Nearby, LYNQ has more space to mingle. Anchored by a splashy, backlit resin bar, the indoor lounge area flows to the patio. With room to spread out, the bar draws a robust happy hour crowd, who tuck into sushi rolls and spicy ahi tuna nachos and pluck their choice of fruity Patron margaritas that dangle in small bottles from the ‘margarita tree.’
Perhaps as much a fixture—and draw— as the food and drink at these local venues is the live music. In the heart of downtown Fort Myers, The Veranda oozes Old World charm, with a grand piano and its wood-paneled bar. Tuxedo-clad bartenders pour rye Old Fashioneds or uncork bottles of Caymus for regulars, who delight in veal piccata and rack of lamb finished with rosemary merlot wine sauce. Other than the occasional spontaneous chorus of “Piano Man,” it’s thoroughly civilized. “One of the things we take pride in is we don’t have TVs,” assistant manager JD Clutch says. “There are no sports playing. We want people to have conversations.” In Naples, the long, horseshoe-shaped bar at Vergina hosts live music every evening at 8:30 p.m., from flamenco to classical guitar.

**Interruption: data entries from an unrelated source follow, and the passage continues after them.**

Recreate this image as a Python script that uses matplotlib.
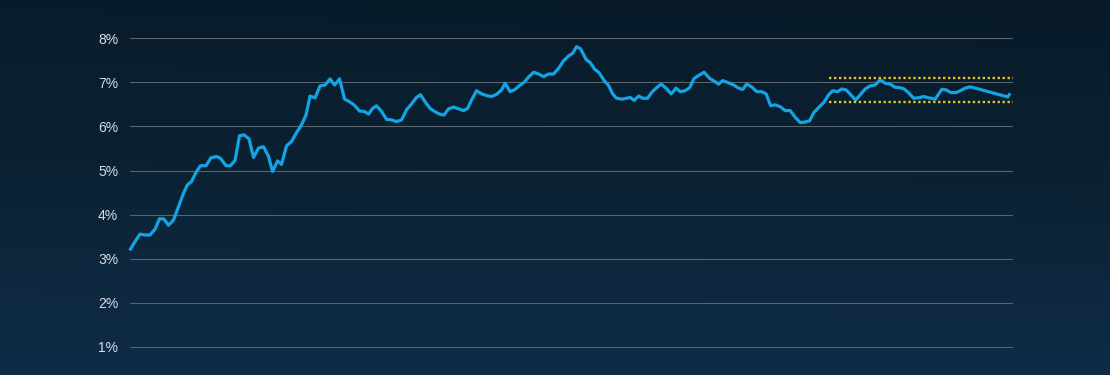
import numpy as np
import matplotlib
matplotlib.use("Agg")
import matplotlib.pyplot as plt
from matplotlib.colors import LinearSegmentedColormap

# period index (roughly one step per observation) and rate in %
periods = [0.1, 1.0, 2.0, 3.0, 4.0, 5.0, 5.9, 6.8, 7.7, 8.7, 9.7, 10.7, 11.5, 12.3, 13.3,
           14.1, 15.2, 16.2, 17.3, 18.1, 19.2, 20.1, 21.0, 21.9, 22.8, 23.8, 24.7, 25.7,
           26.7, 27.7, 28.5, 29.5, 30.3, 31.3, 32.3, 33.3, 34.3, 35.2, 36.0, 37.0, 38.0,
           39.0, 40.0, 40.9, 41.9, 42.9, 43.9, 44.8, 45.9, 46.9, 47.7, 48.5, 49.3, 50.3,
           51.3, 52.3, 53.3, 54.3, 55.3, 56.3, 57.2, 58.1, 59.0, 60.0, 60.9, 61.9, 62.8,
           63.7, 64.7, 65.7, 66.7, 67.5, 68.3, 69.3, 70.3, 71.3, 72.3, 73.3, 74.3, 75.0,
           76.0, 77.0, 77.9, 78.8, 79.7, 80.7, 81.7, 82.7, 83.7, 84.7, 85.7, 86.7, 87.7,
           88.5, 89.3, 90.1, 91.2, 92.0, 92.9, 93.8, 94.8, 95.7, 96.5, 97.3, 98.3, 99.3,
           100.0, 100.8, 101.7, 102.5, 103.5, 104.3, 105.3, 106.2, 107.2, 108.2, 109.2,
           110.0, 111.0, 111.9, 112.8, 113.9, 114.8, 115.9, 116.8, 117.7, 118.5, 119.7,
           120.7, 121.7, 122.5, 123.3, 124.3, 125.3, 126.3, 127.2, 128.1, 129.0, 130.0,
           131.0, 132.0, 133.0, 134.0, 135.0, 135.9, 136.7, 137.7, 138.7, 139.7, 140.5,
           141.5, 142.3, 143.2, 144.1, 145.1, 146.0, 147.0, 148.0, 149.0, 150.0, 151.0,
           152.0, 153.0, 154.0, 154.8, 155.8, 156.7, 157.7, 158.7, 159.7, 161.0, 162.3,
           163.2, 164.1, 165.2, 166.0, 167.0, 168.0, 169.0, 170.0, 175.5, 175.8]
rate = [3.22, 3.39, 3.56, 3.54, 3.54, 3.67, 3.91, 3.90, 3.76, 3.88, 4.18, 4.49, 4.68, 4.75, 4.98,
        5.11, 5.11, 5.29, 5.32, 5.28, 5.11, 5.11, 5.23, 5.79, 5.81, 5.72, 5.30, 5.51,
        5.54, 5.32, 4.98, 5.22, 5.14, 5.56, 5.66, 5.86, 6.04, 6.26, 6.69, 6.65, 6.92,
        6.94, 7.08, 6.94, 7.08, 6.62, 6.56, 6.49, 6.35, 6.34, 6.28, 6.41, 6.47, 6.34,
        6.16, 6.15, 6.11, 6.15, 6.38, 6.51, 6.65, 6.72, 6.56, 6.41, 6.34, 6.28, 6.26,
        6.40, 6.44, 6.40, 6.36, 6.41, 6.60, 6.81, 6.74, 6.70, 6.68, 6.73, 6.83, 6.98,
        6.79, 6.84, 6.93, 7.00, 7.12, 7.23, 7.19, 7.13, 7.19, 7.19, 7.32, 7.49, 7.60,
        7.66, 7.81, 7.76, 7.52, 7.45, 7.30, 7.22, 7.04, 6.93, 6.74, 6.64, 6.62, 6.64,
        6.66, 6.59, 6.69, 6.64, 6.64, 6.77, 6.88, 6.96, 6.87, 6.74, 6.87,
        6.79, 6.81, 6.88, 7.09, 7.17, 7.23, 7.09, 7.03, 6.96, 7.04, 6.99,
        6.94, 6.87, 6.84, 6.96, 6.90, 6.79, 6.79, 6.74, 6.47, 6.49, 6.45,
        6.36, 6.36, 6.21, 6.09, 6.10, 6.13, 6.31, 6.43, 6.54, 6.72, 6.81,
        6.79, 6.85, 6.83, 6.72, 6.60, 6.72, 6.85, 6.92, 6.94, 7.06, 6.98,
        6.96, 6.89, 6.88, 6.85, 6.75, 6.64, 6.65, 6.68, 6.65, 6.62, 6.84,
        6.83, 6.77, 6.77, 6.81, 6.87, 6.90, 6.87, 6.84, 6.67, 6.72]

band_start = 139.7
band_end = 176.5
band_high = 7.09
band_low = 6.56

yticks = [1, 2, 3, 4, 5, 6, 7, 8]
ytick_labels = ["1%", "2%", "3%", "4%", "5%", "6%", "7%", "8%"]

plt.rcParams["font.family"] = ["Liberation Sans", "DejaVu Sans"]

fig = plt.figure(figsize=(11.1, 3.75), dpi=100)

# background gradient
bg = fig.add_axes([0, 0, 1, 1], zorder=0)
bg_cmap = LinearSegmentedColormap.from_list("bg", ["#081a28", "#0b2234", "#0f2c47"])
yy = np.linspace(0, 1, 256)[:, None]
xx = np.linspace(0, 1, 256)[None, :]
grad = yy * 0.9 + (1 - xx) * 0.1 * (1 - yy)
bg.imshow(grad, cmap=bg_cmap, aspect="auto", extent=[0, 1, 0, 1], origin="upper")
bg.axis("off")

ax = fig.add_axes([130 / 1110, 0, 882.7 / 1110, 1], zorder=1)
ax.patch.set_alpha(0)
ax.set_xlim(0, 176.5)
ax.set_ylim(0.365, 8.868)

ax.set_yticks(yticks)
ax.set_yticklabels(ytick_labels)
ax.set_xticks([])
ax.tick_params(axis="y", length=0, pad=8.5, labelsize=10, labelcolor="#d8dde2")
ax.grid(axis="y", color="#59636b", linewidth=0.8)
for s in ax.spines.values():
    s.set_visible(False)

ax.plot(periods, rate, color="#14a4e4", linewidth=2.3, solid_joinstyle="round",
        zorder=3, clip_on=False)
ax.hlines([band_high, band_low], band_start, band_end, colors="#e8c325",
          linewidth=1.7, linestyles=[(0, (1, 1.1))], zorder=4)

fig.savefig("out.png", dpi=100, facecolor=fig.get_facecolor())
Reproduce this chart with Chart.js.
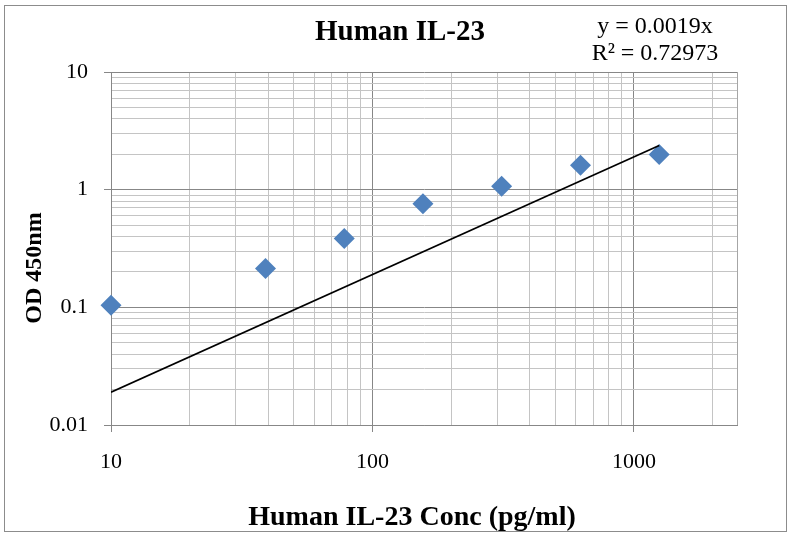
<!DOCTYPE html>
<html>
<head>
<meta charset="utf-8">
<script src="https://cdn.jsdelivr.net/npm/chart.js@4"></script>
<style>
  body { margin: 0; background: #fff; }
  #wrap { width: 790px; height: 534px; }
</style>
</head>
<body>
<div id="wrap"><canvas id="ilChart" width="790" height="534"></canvas></div>
<script>
// standard curve points
const concX = [10, 39, 78, 156, 312, 625, 1250];
const odY = [0.104, 0.214, 0.385, 0.76, 1.07, 1.61, 1.99];
// trendline y = 0.0019x, ends
const trendX = [10, 1250];
const trendY = [0.019, 2.375];
const xTickLabels = [10, 100, 1000];
const yTickLabels = [0.01, 0.1, 1, 10];

const serif = "'Liberation Serif', 'DejaVu Serif', serif";

function logTicks(min, max) {
    const out = [];
    for (let e = Math.floor(Math.log10(min)); e <= Math.ceil(Math.log10(max)); e++) {
        for (let m = 1; m < 10; m++) {
            const v = +(m * Math.pow(10, e)).toPrecision(6);
            if (v >= min - 1e-9 && v <= max + 1e-9) out.push({ value: v });
        }
    }
    return out;
}

function isMajor(v) {
    const l = Math.log10(v);
    return Math.abs(l - Math.round(l)) < 1e-6;
}

const extras = {
    id: 'extras',
    afterDraw(chart) {
        const ctx = chart.ctx;
        const a = chart.chartArea;
        ctx.save();
        // right edge of plot
        ctx.strokeStyle = '#a6a6a6';
        ctx.lineWidth = 1;
        ctx.beginPath();
        ctx.moveTo(Math.round(a.right) + 0.5, a.top);
        ctx.lineTo(Math.round(a.right) + 0.5, a.bottom);
        ctx.stroke();
        // outer border
        ctx.strokeStyle = '#8c8c8c';
        ctx.strokeRect(4.5, 5.5, 782, 526);

        ctx.fillStyle = '#000';
        ctx.textAlign = 'center';
        ctx.textBaseline = 'alphabetic';
        ctx.font = 'bold 29px ' + serif;
        ctx.fillText('Human IL-23', 400, 40);

        ctx.font = '24px ' + serif;
        ctx.fillText('y = 0.0019x', 655, 33);
        ctx.fillText('R² = 0.72973', 655, 60);

        ctx.font = 'bold 28px ' + serif;
        ctx.fillText('Human IL-23 Conc (pg/ml)', 412, 525);

        ctx.translate(41, 268);
        ctx.rotate(-Math.PI / 2);
        ctx.font = 'bold 24px ' + serif;
        ctx.fillText('OD 450nm', 0, 0);
        ctx.restore();
    }
};

const gridOpts = {
    color: (c) => (c.tick && isMajor(c.tick.value)) ? '#878787' : '#c4c4c4',
    tickColor: (c) => (c.tick && isMajor(c.tick.value)) ? '#878787' : 'rgba(0,0,0,0)',
    tickLength: 7,
    lineWidth: 1
};

new Chart(document.getElementById('ilChart'), {
    type: 'scatter',
    data: {
        datasets: [{
            label: 'Trend',
            type: 'line',
            data: trendX.map((x, i) => ({ x: x, y: trendY[i] })),
            borderColor: '#000',
            borderWidth: 1.7,
            pointRadius: 0,
            fill: false
        }, {
            label: 'OD',
            data: concX.map((x, i) => ({ x: x, y: odY[i] })),
            pointStyle: 'rectRot',
            pointRadius: 10.5,
            backgroundColor: '#4F81BD',
            borderColor: '#4F81BD',
            borderWidth: 0,
            clip: false
        }]
    },
    options: {
        responsive: false,
        animation: false,
        layout: { padding: { left: 11, right: 53, top: 72, bottom: 9 } },
        plugins: { legend: { display: false }, tooltip: { enabled: false }, title: { display: false } },
        scales: {
            x: {
                type: 'logarithmic',
                min: 10,
                max: 2480,
                afterBuildTicks: (s) => { s.ticks = logTicks(10, 2480); },
                afterFit: (s) => { s.height = 100; },
                grid: gridOpts,
                border: { color: '#878787' },
                ticks: {
                    autoSkip: false,
                    maxRotation: 0,
                    padding: 17,
                    color: '#000',
                    font: { family: serif, size: 22 },
                    callback: (v) => xTickLabels.includes(v) ? String(v) : ''
                }
            },
            y: {
                type: 'logarithmic',
                min: 0.01,
                max: 10,
                afterBuildTicks: (s) => { s.ticks = logTicks(0.01, 10); },
                afterFit: (s) => { s.width = 100; },
                grid: gridOpts,
                border: { color: '#878787' },
                ticks: {
                    autoSkip: false,
                    padding: 16,
                    color: '#000',
                    font: { family: serif, size: 22 },
                    callback: (v) => yTickLabels.includes(v) ? String(v) : ''
                }
            }
        }
    },
    plugins: [extras]
});
</script>
</body>
</html>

The Tavern at The Bay House in Naples is certainly one of the area’s most atmospheric. A neon-lit raw bar and leatherback chairs are visual preambles to sweeping views of the Cocohatchee River. Here, live bands perform nightly during season as platters of stone crab whisk through the room. When owner Grant Phelan acquired the Naples institution in 2021, he followed the previous owner’s inspiration. After all, he was already well acquainted with the allure of dining at the bar. “It’s one of my favorite things to do,” he says. “When I go to other cities, my wife and I always dine at the bar. I can talk to the bartender and the regulars. I can find out what’s going on in that restaurant and in that community.”
But it isn’t necessarily that these locales are simply in vogue, marching to the beat of cultural shifts and developing palates. In more ways than one, they’re responsible for setting these stylistic tones and epitomizing what it means to raise the bar.